Even minor things like clothing are straight from the 1950s: men wear suits and ties and hats, women wear dresses and heels, nurses pin white caps to their hair.
Where was the future?
At first I thought all this was unconscious, an example of how we take the everyday stuff of life so much for granted. Perhaps Heinlein just never noticed how much of his present he was putting into the world of the novel. That was a disappointing thought. Surely one of the grand masters of SF would think about the fact that societies change. I kept reading. More and more of the Heinlein’s present crept in, while the future faded from view. I even hit a screed against modern art and a call to return to good-old representational painting.

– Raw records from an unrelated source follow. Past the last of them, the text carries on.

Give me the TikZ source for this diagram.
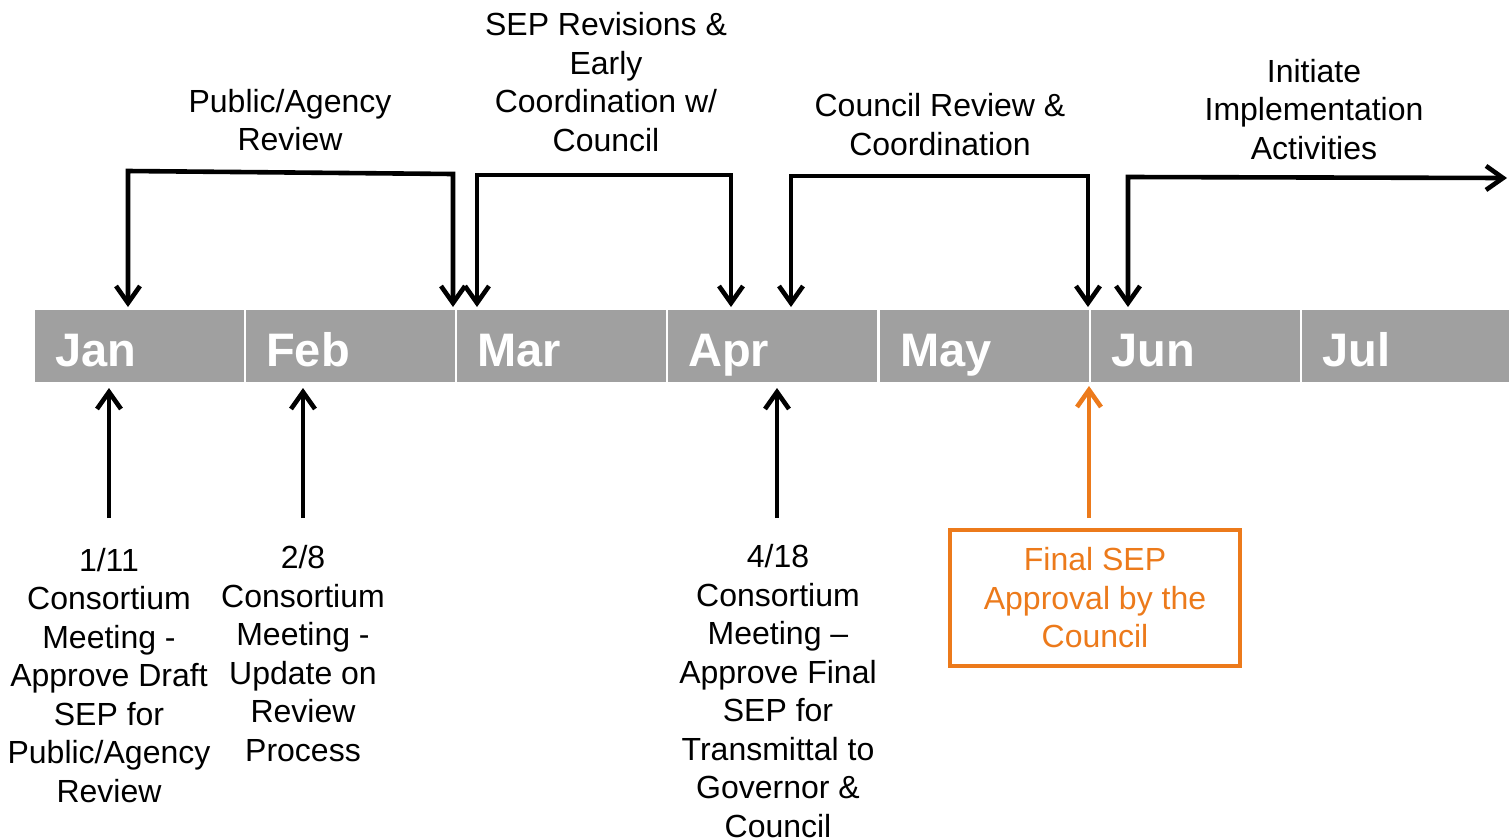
\documentclass[tikz,border=0pt]{standalone}
\usepackage{fontspec}
\setmainfont{Liberation Sans}
\usetikzlibrary{arrows.meta,calc}
\definecolor{bargray}{RGB}{160,160,160}
\definecolor{accorange}{RGB}{236,122,27}
\begin{document}
\begin{tikzpicture}[x=1pt,y=-1pt,
  month/.style={fill=bargray, draw=none, minimum width=209pt, minimum height=72pt, inner sep=0pt, anchor=north west},
  mlabel/.style={text=white, font=\fontsize{47}{50}\selectfont\bfseries, anchor=base west, inner sep=0pt},
  txt/.style={align=center, font=\fontsize{32}{38.5}\selectfont, inner sep=0pt},
  conn/.style={line width=4.6pt, -{Straight Barb[length=17pt,width=24pt]}},
  both/.style={line width=4.6pt, {Straight Barb[length=17pt,width=24pt]}-{Straight Barb[length=17pt,width=24pt]}},
  finbox/.style={draw=accorange, line width=4pt, text=accorange, minimum width=290pt, minimum height=136pt, align=center, font=\fontsize{32}{38.5}\selectfont, inner sep=0pt}
  ]
\useasboundingbox (0,0) rectangle (1509,839);
% month bar
\node[month] (jan) at (35,310) {};
\node[month] (feb) at (246,310) {};
\node[month] (mar) at (457,310) {};
\node[month] (apr) at (668,310) {};
\node[month] (may) at (880,310) {};
\node[month] (jun) at (1091,310) {};
\node[month] (jul) at (1302,310) {};
\node[mlabel] (janl) at (55,366) {Jan};
\node[mlabel] (febl) at (266,366) {Feb};
\node[mlabel] (marl) at (477,366) {Mar};
\node[mlabel] (aprl) at (688,366) {Apr};
\node[mlabel] (mayl) at (900,366) {May};
\node[mlabel] (junl) at (1111,366) {Jun};
\node[mlabel] (jull) at (1322,366) {Jul};
% top labels
\node[txt] (pa) at (290,120) {Public/Agency\\Review};
\node[txt] (sr) at (606,82) {SEP Revisions \&\\Early\\Coordination w/\\Council};
\node[txt] (cr) at (940,124.5) {Council Review \&\\Coordination};
\node[txt] (ii) at (1314,109.5) {Initiate\\Implementation\\Activities};
% top brackets
\coordinate (p1) at (128,307); \coordinate (p2) at (128,171); \coordinate (p3) at (453,174); \coordinate (p4) at (453,307);
\draw[both] (p1) -- (p2) -- (p3) -- (p4);
\coordinate (s1) at (477,307); \coordinate (s2) at (477,175); \coordinate (s3) at (731,175); \coordinate (s4) at (731,307);
\draw[both] (s1) -- (s2) -- (s3) -- (s4);
\coordinate (c1) at (791,307); \coordinate (c2) at (791,176); \coordinate (c3) at (1088,176); \coordinate (c4) at (1088,307);
\draw[both] (c1) -- (c2) -- (c3) -- (c4);
\coordinate (i1) at (1128,307); \coordinate (i2) at (1128,177); \coordinate (i3) at (1507,178);
\draw[both] (i1) -- (i2) -- (i3);
% bottom labels
\node[txt] (m1) at (109,675.5) {1/11\\Consortium\\Meeting -\\Approve Draft\\SEP for\\Public/Agency\\Review};
\node[txt] (m2) at (303,653.5) {2/8\\Consortium\\Meeting -\\Update on\\Review\\Process};
\node[txt] (m3) at (778,691) {4/18\\Consortium\\Meeting --\\Approve Final\\SEP for\\Transmittal to\\Governor \&\\Council};
\node[finbox] (fin) at (1095,598) {Final SEP\\Approval by the\\Council};
% bottom arrows
\coordinate (b1) at (109,518); \coordinate (b1t) at (109,388);
\coordinate (b2) at (303,518); \coordinate (b2t) at (303,388);
\coordinate (b3) at (777,518); \coordinate (b3t) at (777,388);
\coordinate (b4) at (1089,518); \coordinate (b4t) at (1089,386);
\draw[conn] (b1) -- (b1t);
\draw[conn] (b2) -- (b2t);
\draw[conn] (b3) -- (b3t);
\draw[conn, accorange] (b4) -- (b4t);
\end{tikzpicture}
\end{document}
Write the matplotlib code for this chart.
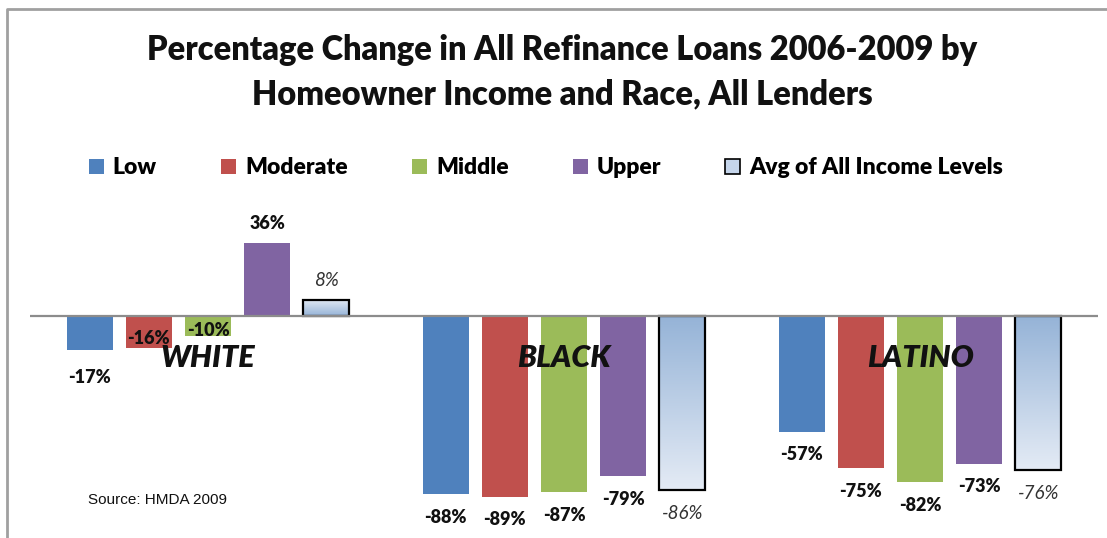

Even Heinlein’s approach to sex, which plays a major role in the later part of the story, is bounded by the 1950s. Martian society is built around deep, intimate bonds between members of a group called water bonds. Mike discovers that sex is the way to achieve this bonding among humans, and so sex plays an important part in his efforts to remake human society. A main theme of the novel centers around advocating for sex as a way of building connections between people. The novel’s willingness to discuss and examine sex is one of its defining features, one of the reasons it was seen as so ground-breaking in its time. And, to be clear, the novel features many discussions about the nature and purpose of sex, not actual, graphic descriptions. While many characters are clearly having sex, it all happens “off-stage.” Characters engage in lengthy discussions about how ideas of sexual morality are constructed by society and imposed on people by the moral judgments of a few, that true sex should be freed from these artificial restraints. Yet even here, the novel keeps to the mid-century ideas of what is acceptable. Within Mike’s band of disciples, sex is very clearly limited to heterosexual acts. The band is composed of men and women, all are equal, all share the same “water bond,” men with women and men with men (and, presumably, women with women, but that doesn’t come up much since the important characters are all men.) So men should be sharing in sex with other men, as well as with women. How else do they create the intimacy with one another their community demands? Heinlein, however, makes it very clear that does not happen. Characters who condemn society’s moral judgments also discount the possibility of men having sex with men. So even within his “revolutionary” attack on conventional morality, Heinlein is bound by the conventional morality of his day, so much so that he does not even seem to notice the contradiction in his ideas: sex is for everybody without limits, as long as they are heterosexual couples.
As I continued to struggle with all this, I finally realized that I had been approaching the book all wrong. Heinlein wasn’t writing about the future at all; he was writing about his present. Oh, if you want to write about a man from Mars, obviously the story has to be set in the future, so he put in just enough futuristic elements to make the premise work. But this isn’t a novel about the far future. It is about the near future. It is about the coming sexual revolution of the 1960s, but as anticipated and envisioned from Heinlein’s 1950s.
In the end, pushing back against my frustration was worth the irritation; the effort to keep working at the novel paid off. Had I given up on it early on, as I was so tempted to do, I would have dismissed it as a disappointly out-of-date “classic.” Instead, I ultimately discovered a fascinating trip back in time. The Strange Land of the novel is mid-20th century America, which I found to be more alien to me than the future.